**Data supplied:**
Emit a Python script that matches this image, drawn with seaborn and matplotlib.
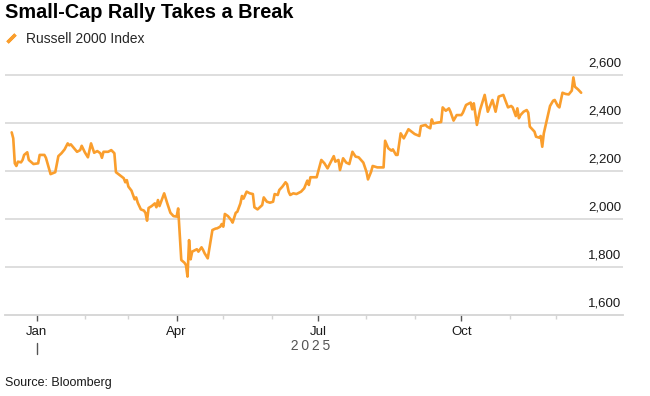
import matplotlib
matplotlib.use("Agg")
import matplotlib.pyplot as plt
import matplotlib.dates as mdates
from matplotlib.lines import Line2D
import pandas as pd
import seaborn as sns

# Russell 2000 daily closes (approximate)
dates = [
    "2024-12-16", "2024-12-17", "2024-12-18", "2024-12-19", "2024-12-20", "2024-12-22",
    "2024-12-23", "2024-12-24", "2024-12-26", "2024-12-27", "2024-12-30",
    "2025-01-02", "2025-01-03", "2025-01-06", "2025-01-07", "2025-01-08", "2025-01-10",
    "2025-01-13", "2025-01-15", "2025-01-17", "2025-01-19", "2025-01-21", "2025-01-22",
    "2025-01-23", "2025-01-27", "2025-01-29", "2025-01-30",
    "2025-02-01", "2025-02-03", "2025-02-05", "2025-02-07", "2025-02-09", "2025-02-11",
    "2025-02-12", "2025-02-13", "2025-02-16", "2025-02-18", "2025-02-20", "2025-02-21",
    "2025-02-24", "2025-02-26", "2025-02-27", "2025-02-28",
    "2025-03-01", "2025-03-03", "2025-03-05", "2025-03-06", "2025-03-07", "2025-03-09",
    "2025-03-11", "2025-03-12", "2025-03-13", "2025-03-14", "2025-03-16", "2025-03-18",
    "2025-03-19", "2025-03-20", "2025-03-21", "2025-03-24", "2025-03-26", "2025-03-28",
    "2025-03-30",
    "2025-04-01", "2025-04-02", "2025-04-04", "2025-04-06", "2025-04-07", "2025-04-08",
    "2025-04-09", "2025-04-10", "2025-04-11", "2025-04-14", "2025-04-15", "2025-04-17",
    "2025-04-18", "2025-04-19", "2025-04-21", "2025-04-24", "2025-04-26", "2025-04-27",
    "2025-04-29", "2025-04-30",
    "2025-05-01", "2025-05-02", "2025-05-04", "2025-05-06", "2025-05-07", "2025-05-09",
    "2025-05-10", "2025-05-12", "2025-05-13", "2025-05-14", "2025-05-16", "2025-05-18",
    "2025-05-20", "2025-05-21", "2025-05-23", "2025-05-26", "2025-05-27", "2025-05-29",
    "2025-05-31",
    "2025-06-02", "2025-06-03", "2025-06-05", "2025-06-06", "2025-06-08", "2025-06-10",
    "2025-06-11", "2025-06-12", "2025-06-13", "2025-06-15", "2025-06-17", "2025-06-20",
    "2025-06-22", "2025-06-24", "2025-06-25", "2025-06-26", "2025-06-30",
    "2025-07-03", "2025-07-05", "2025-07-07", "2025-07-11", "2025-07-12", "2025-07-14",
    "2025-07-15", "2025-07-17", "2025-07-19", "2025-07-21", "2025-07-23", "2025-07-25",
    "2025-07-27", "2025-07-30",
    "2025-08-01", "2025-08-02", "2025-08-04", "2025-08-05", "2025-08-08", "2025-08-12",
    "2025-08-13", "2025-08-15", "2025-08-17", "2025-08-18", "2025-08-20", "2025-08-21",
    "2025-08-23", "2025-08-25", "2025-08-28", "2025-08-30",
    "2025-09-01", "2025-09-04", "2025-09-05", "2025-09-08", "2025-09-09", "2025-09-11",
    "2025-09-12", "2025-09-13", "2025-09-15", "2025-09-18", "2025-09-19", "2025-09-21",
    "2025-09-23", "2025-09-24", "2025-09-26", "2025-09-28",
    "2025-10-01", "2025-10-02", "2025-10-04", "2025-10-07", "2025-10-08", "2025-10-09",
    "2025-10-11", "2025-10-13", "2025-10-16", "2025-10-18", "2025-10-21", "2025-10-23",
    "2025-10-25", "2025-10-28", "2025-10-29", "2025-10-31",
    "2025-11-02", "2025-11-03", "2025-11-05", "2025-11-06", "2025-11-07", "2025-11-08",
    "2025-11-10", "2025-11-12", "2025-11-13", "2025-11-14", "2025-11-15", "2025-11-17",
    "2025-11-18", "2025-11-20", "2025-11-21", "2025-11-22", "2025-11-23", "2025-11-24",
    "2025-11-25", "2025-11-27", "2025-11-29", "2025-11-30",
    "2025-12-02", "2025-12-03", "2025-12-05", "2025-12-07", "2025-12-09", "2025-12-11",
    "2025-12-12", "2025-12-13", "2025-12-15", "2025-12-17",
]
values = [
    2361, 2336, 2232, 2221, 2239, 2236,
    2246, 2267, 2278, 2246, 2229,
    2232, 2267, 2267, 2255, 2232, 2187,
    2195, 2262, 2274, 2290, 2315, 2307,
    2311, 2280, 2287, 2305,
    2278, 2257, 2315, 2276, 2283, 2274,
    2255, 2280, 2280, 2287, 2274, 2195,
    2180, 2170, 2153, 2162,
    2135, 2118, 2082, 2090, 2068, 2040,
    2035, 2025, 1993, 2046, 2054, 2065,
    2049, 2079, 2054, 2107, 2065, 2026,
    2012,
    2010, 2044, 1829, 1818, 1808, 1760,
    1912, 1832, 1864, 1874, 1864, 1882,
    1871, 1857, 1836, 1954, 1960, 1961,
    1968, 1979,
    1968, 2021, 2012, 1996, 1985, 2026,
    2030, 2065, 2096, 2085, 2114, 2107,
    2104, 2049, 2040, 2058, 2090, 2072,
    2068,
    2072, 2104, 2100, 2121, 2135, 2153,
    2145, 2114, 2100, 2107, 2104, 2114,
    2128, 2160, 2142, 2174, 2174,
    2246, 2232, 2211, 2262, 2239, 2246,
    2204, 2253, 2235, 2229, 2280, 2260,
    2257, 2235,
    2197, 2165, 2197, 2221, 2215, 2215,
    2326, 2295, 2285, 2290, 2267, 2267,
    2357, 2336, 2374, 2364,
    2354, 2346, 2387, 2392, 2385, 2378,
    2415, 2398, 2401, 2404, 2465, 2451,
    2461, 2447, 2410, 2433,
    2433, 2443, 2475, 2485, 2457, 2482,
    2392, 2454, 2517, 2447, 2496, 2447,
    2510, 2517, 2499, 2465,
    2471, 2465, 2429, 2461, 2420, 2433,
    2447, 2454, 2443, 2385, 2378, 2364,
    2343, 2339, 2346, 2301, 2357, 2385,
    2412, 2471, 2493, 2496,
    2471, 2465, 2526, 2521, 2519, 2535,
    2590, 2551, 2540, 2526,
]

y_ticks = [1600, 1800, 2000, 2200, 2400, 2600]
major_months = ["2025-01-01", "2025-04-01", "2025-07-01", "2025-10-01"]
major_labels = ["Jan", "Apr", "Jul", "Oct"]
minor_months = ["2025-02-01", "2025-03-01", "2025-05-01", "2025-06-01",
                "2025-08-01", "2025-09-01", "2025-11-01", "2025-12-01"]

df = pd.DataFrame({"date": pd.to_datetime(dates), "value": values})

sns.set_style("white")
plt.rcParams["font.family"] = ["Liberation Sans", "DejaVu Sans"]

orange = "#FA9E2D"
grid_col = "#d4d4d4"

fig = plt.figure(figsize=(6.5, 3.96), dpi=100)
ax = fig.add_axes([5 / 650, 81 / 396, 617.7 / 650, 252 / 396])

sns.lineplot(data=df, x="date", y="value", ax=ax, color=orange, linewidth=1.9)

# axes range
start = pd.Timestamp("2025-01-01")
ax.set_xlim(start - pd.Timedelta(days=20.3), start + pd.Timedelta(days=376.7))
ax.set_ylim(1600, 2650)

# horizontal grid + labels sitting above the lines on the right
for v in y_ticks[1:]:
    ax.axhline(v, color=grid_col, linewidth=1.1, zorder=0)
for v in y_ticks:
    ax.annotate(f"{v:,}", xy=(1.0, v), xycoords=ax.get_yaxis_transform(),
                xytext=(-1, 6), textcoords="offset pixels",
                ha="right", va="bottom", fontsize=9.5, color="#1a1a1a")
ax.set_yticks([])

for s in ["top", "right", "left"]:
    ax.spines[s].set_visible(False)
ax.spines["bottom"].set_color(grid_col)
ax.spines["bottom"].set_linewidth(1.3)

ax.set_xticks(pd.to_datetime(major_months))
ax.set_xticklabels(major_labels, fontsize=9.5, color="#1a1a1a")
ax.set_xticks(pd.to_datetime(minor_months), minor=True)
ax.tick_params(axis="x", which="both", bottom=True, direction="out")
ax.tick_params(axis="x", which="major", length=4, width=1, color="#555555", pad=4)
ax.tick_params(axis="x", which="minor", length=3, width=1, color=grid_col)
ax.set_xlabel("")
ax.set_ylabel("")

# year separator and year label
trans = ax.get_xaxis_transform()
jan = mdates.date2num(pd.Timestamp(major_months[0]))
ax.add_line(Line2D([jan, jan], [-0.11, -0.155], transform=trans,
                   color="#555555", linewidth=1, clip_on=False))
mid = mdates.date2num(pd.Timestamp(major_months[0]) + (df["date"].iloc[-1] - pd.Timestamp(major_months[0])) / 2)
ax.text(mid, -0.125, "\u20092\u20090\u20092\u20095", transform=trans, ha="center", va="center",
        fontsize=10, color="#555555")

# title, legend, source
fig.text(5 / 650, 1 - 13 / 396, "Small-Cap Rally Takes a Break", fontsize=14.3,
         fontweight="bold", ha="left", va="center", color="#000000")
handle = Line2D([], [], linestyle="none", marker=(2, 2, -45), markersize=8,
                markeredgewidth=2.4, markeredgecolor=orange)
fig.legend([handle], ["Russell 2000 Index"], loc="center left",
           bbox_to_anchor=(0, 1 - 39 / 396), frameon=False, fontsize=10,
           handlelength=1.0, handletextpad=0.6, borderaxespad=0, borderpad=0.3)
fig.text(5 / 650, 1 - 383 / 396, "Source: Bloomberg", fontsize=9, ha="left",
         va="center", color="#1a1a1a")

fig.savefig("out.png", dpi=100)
...
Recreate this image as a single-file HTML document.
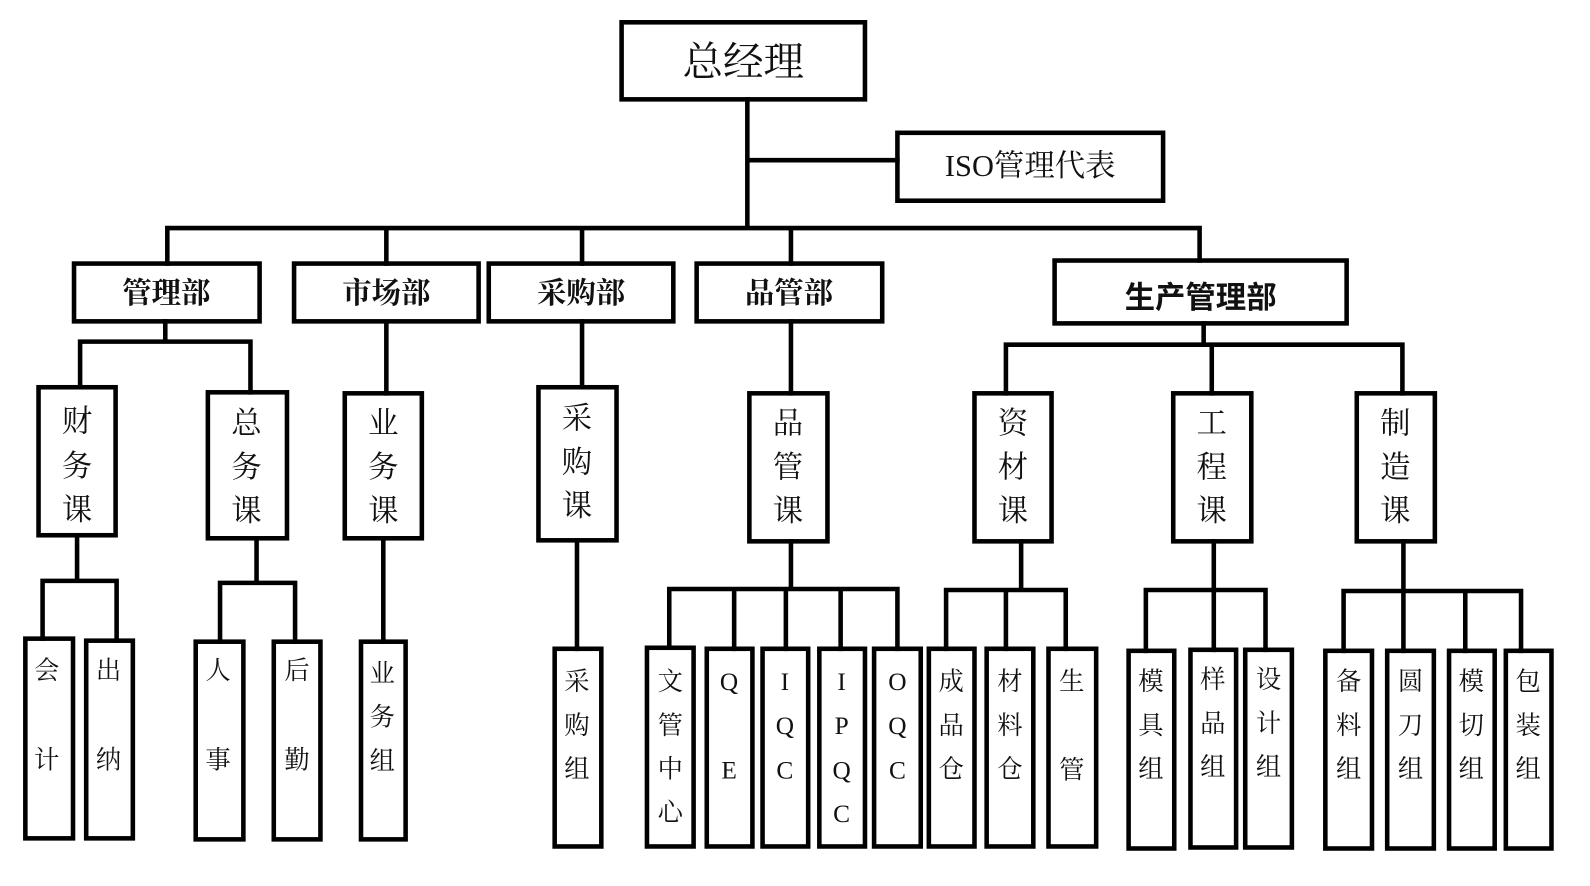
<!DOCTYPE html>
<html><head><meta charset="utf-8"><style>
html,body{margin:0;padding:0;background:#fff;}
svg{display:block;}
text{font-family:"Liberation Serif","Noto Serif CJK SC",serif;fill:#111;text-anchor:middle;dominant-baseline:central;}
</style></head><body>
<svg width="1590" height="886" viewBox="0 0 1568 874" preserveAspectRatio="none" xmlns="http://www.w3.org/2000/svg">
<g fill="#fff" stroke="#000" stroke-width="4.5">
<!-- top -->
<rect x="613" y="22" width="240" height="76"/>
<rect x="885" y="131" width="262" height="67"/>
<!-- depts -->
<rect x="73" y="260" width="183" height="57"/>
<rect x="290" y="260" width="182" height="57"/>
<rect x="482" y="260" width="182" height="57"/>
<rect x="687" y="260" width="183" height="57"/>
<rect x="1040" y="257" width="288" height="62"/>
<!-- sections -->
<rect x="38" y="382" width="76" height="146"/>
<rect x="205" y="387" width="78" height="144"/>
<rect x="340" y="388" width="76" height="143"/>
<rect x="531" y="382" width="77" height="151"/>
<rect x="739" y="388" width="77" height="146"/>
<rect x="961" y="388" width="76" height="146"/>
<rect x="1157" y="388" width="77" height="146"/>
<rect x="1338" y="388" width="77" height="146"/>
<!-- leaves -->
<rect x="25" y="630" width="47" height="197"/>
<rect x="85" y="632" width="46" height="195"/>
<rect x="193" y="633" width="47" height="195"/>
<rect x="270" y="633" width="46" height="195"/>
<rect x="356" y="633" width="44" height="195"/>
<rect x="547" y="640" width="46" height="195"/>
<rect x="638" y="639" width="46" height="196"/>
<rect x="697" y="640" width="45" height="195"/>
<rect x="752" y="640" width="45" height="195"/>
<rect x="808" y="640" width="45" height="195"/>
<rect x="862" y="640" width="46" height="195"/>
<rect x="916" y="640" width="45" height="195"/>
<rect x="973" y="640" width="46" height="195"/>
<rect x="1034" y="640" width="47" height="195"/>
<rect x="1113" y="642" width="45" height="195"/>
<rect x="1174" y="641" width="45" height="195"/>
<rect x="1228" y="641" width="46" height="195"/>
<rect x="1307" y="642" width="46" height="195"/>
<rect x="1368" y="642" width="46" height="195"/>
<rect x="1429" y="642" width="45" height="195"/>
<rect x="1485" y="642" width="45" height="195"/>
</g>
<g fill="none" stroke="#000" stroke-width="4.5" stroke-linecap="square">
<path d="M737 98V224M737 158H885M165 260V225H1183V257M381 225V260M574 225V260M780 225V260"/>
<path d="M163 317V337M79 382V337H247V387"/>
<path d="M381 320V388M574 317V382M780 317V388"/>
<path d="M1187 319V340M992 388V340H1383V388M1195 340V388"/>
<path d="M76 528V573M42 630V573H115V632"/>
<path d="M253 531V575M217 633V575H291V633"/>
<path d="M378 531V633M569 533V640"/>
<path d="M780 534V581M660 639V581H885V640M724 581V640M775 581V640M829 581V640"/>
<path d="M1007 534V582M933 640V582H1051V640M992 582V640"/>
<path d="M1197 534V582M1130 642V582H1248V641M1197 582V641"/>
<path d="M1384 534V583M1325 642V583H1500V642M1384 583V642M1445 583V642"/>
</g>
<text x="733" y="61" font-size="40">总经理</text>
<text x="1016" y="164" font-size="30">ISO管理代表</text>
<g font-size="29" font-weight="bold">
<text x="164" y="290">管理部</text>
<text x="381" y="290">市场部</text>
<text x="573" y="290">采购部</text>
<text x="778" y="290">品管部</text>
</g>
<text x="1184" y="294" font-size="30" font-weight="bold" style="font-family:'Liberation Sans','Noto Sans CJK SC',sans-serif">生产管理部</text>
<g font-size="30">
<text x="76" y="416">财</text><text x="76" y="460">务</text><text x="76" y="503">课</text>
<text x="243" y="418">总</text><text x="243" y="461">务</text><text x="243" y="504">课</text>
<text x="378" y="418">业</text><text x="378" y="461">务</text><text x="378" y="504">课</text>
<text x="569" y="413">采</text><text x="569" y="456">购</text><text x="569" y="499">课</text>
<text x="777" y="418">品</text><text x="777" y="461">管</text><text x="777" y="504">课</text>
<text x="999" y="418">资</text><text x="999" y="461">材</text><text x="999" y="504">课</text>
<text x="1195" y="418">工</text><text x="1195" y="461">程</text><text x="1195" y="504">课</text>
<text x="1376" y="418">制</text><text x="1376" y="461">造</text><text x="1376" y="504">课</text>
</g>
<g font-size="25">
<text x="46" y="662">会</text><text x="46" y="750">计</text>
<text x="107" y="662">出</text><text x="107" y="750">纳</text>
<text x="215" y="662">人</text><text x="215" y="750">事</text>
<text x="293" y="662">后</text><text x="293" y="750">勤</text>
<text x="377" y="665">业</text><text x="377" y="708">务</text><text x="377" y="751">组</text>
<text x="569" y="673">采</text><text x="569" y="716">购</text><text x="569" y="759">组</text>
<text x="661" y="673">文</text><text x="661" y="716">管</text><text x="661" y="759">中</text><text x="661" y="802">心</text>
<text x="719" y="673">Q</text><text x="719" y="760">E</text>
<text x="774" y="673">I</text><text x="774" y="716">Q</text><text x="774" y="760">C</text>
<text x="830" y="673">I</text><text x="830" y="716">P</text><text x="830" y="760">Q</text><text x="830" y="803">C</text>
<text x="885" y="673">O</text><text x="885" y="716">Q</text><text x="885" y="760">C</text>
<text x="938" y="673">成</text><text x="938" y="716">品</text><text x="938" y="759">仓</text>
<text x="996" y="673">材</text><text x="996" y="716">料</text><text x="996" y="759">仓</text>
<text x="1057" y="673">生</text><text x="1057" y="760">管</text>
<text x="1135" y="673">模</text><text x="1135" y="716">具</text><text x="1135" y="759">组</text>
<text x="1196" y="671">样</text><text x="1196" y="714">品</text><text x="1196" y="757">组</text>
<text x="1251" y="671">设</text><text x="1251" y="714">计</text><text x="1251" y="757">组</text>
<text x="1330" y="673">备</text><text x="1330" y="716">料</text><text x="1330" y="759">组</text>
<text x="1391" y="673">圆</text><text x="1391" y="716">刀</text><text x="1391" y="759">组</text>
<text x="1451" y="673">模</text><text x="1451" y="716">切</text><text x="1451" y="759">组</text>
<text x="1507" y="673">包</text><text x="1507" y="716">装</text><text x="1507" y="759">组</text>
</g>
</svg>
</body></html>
---
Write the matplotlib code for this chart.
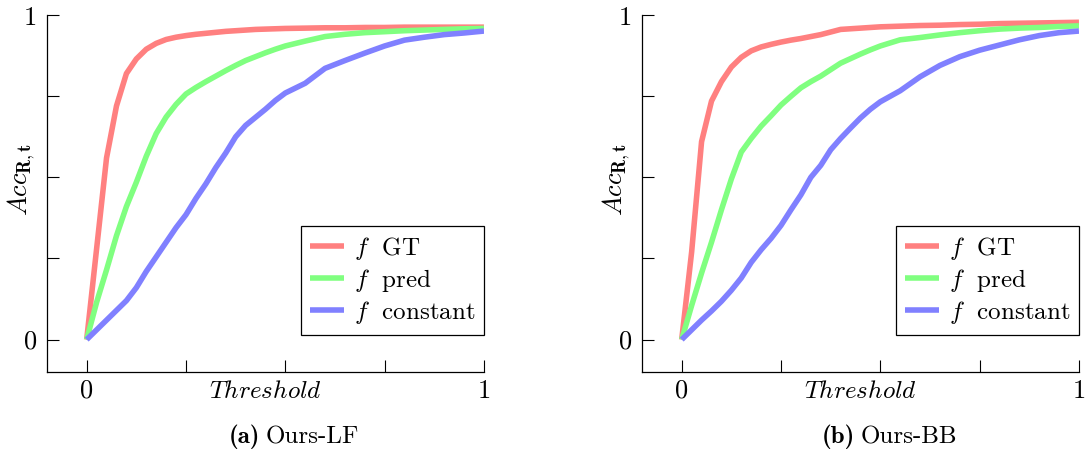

**To be done:** What lines above run from the one with "Emit a Python" to the one with "import seaborn as sns"? Give them again exactly, ends included, and leave the pictures out.

**Answer to this task:**
Emit a Python script that matches this image, drawn with seaborn and matplotlib.
import matplotlib
matplotlib.use("Agg")
import matplotlib.pyplot as plt
import matplotlib.dates as mdates
from matplotlib.lines import Line2D
import pandas as pd
import seaborn as sns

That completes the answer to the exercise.